50 Cent Accidentally Made Millions Of Dollars Off Bitcoin

Everyone seems to be switching blogger roles today. Nate is the new Eagles blogger. Jordie is the new Caps blogger. Riggs is the new Alexis Ren blogger. I figured I’d try my hand at a new topic as well. I’m the new Bitcoin blogger. Sorta. Mostly just because the story involves one of my favorite people ever. 

Some people have all the damn luck! 50 Cent fell ass backwards into MILLIONS of dollars thanks to the rise of bitcoin. Well maybe not ass backwards. He had the foresight to let people buy his 2014 album with Bitcoin and now he’s reaping the rewards. He essentially made millions of dollars off an album that was widely subpar. Were sales good? Nope. Animal Ambition sold 124,000 units in the states. A far cry from the 8.4 million GRODT albums that were sold. But Curtis still comes out on top thanks to the Bitcoin element. Savvy stuff from the G-Unit General.
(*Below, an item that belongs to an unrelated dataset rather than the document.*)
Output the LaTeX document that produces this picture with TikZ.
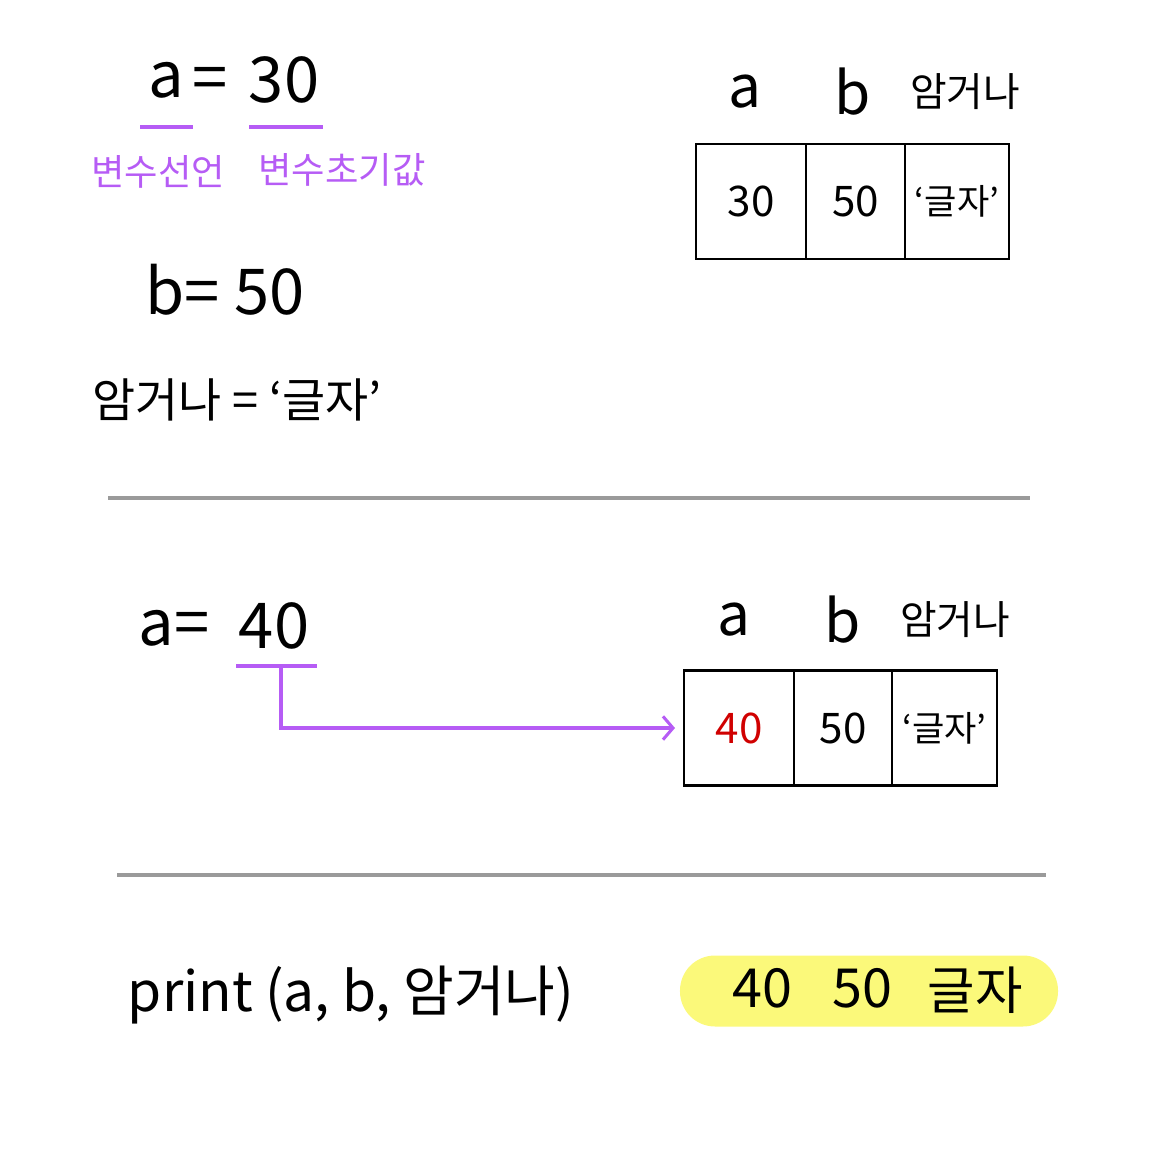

And this is why Ja Rule will never win in his war against Fiddy. Never ever. 50 Cent is far smarter than Jeffrey. Jeffrey doesn’t know what Bitcoin is. Jeffrey has never even heard of Bitcoin. Judging from Jeffrey’s tweets this past week, he’s still stuck in 2002. He thinks this is still a fight. He doesn’t seem to realize 50 Cent has hundreds of millions of dollars. Jeffrey is dumb as a box of rocks. Jeffrey still thinks an ass-eating rumor will bring down 50 Cent in 2018. What an idiot. What a fucking idiot.